— Begin Dataset extract —
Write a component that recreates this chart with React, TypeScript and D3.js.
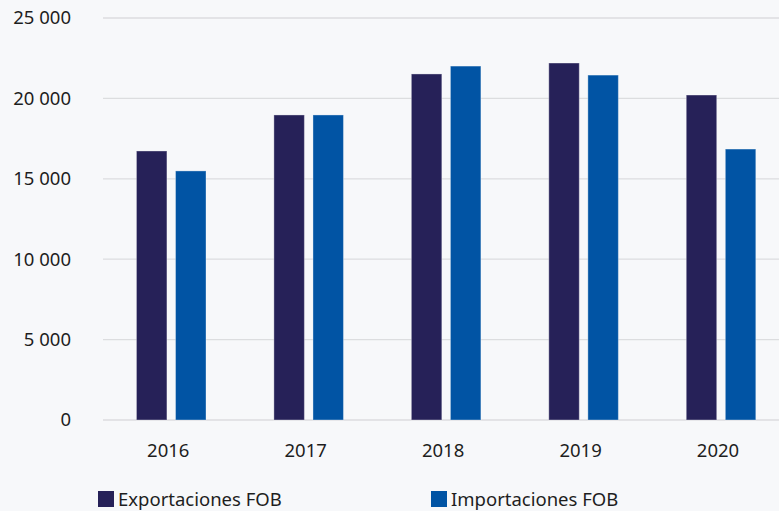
import React, { useEffect, useRef } from 'react';
import * as d3 from 'd3';

const years = ['2016', '2017', '2018', '2019', '2020'];
const seriesNames = ['Exportaciones FOB', 'Importaciones FOB'];
const exportaciones = [16730, 18970, 21520, 22200, 20210];
const importaciones = [15490, 18970, 22010, 21450, 16850];
const yTicks = [0, 5000, 10000, 15000, 20000, 25000];
const colors = ['#262158', '#0154a4'];

const W = 779;
const H = 511;

export default function App() {
    const svgRef = useRef<SVGSVGElement>(null);

    useEffect(() => {
        const svg = d3.select(svgRef.current);
        svg.selectAll('*').remove();

        const font = '"Noto Sans", "Open Sans", sans-serif';
        const fs = 18.5;

        svg.append('rect').attr('width', W).attr('height', H).attr('fill', '#f7f8fa');

        // escalas
        const x = d3.scaleBand().domain(years).range([102.5, 789.75]).paddingInner(0.494).paddingOuter(0.247);
        const xInner = d3.scaleBand().domain(seriesNames).range([0, x.bandwidth()]).paddingInner(0.22);
        const y = d3.scaleLinear().domain([0, 25000]).range([420, 18]);

        const fmt = (v: number) => d3.format(',')(v).replace(/,/g, ' ');

        // líneas de cuadrícula
        svg.append('g')
            .selectAll('line')
            .data(yTicks)
            .join('line')
            .attr('x1', 103)
            .attr('x2', W)
            .attr('y1', d => y(d))
            .attr('y2', d => y(d))
            .attr('stroke', '#dcdddf')
            .attr('stroke-width', 1.3);

        svg.append('g')
            .selectAll('text')
            .data(yTicks)
            .join('text')
            .attr('x', 71)
            .attr('y', d => y(d))
            .attr('dy', '0.35em')
            .attr('text-anchor', 'end')
            .attr('font-family', font)
            .attr('font-size', fs)
            .attr('fill', '#1e1e1e')
            .text(d => fmt(d));

        // barras
        const rows = years.map((yr, i) => ({ year: yr, values: [exportaciones[i], importaciones[i]] }));
        const groups = svg.append('g')
            .selectAll('g')
            .data(rows)
            .join('g')
            .attr('transform', d => `translate(${x(d.year)},0)`);

        groups.selectAll('rect')
            .data(d => d.values.map((v, j) => ({ v, name: seriesNames[j], j })))
            .join('rect')
            .attr('x', d => xInner(d.name)!)
            .attr('width', xInner.bandwidth())
            .attr('y', d => y(d.v))
            .attr('height', d => y(0) - y(d.v))
            .attr('fill', d => colors[d.j])
            .attr('stroke', 'rgba(255,255,255,0.35)')
            .attr('stroke-width', 1);

        // etiquetas del eje x
        svg.append('g')
            .selectAll('text')
            .data(years)
            .join('text')
            .attr('x', d => x(d)! + x.bandwidth() / 2 - 3)
            .attr('y', 451)
            .attr('dy', '0.35em')
            .attr('text-anchor', 'middle')
            .attr('font-family', font)
            .attr('font-size', fs)
            .attr('fill', '#1e1e1e')
            .text(d => d);

        // leyenda
        const legendX = [98, 431];
        const legend = svg.append('g')
            .selectAll('g')
            .data(seriesNames)
            .join('g')
            .attr('transform', (d, i) => `translate(${legendX[i]},491)`);

        legend.append('rect')
            .attr('width', 16)
            .attr('height', 16)
            .attr('fill', (d, i) => colors[i]);

        legend.append('text')
            .attr('x', 20)
            .attr('y', 8.5)
            .attr('dy', '0.35em')
            .attr('font-family', font)
            .attr('font-size', fs)
            .attr('fill', '#1e1e1e')
            .text(d => d);
    }, []);

    return (
        <svg
            ref={svgRef}
            width={W}
            height={H}
            style={{ position: 'absolute', left: 0, top: 0, display: 'block' }}
        />
    );
}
— End Dataset extract —
Problem details - Without the pictures, return the listing above from its first line through the line that has "const fs = 18.5;".

Response to this exercise -
Write a component that recreates this chart with React, TypeScript and D3.js.
import React, { useEffect, useRef } from 'react';
import * as d3 from 'd3';

const years = ['2016', '2017', '2018', '2019', '2020'];
const seriesNames = ['Exportaciones FOB', 'Importaciones FOB'];
const exportaciones = [16730, 18970, 21520, 22200, 20210];
const importaciones = [15490, 18970, 22010, 21450, 16850];
const yTicks = [0, 5000, 10000, 15000, 20000, 25000];
const colors = ['#262158', '#0154a4'];

const W = 779;
const H = 511;

export default function App() {
    const svgRef = useRef<SVGSVGElement>(null);

    useEffect(() => {
        const svg = d3.select(svgRef.current);
        svg.selectAll('*').remove();

        const font = '"Noto Sans", "Open Sans", sans-serif';
        const fs = 18.5;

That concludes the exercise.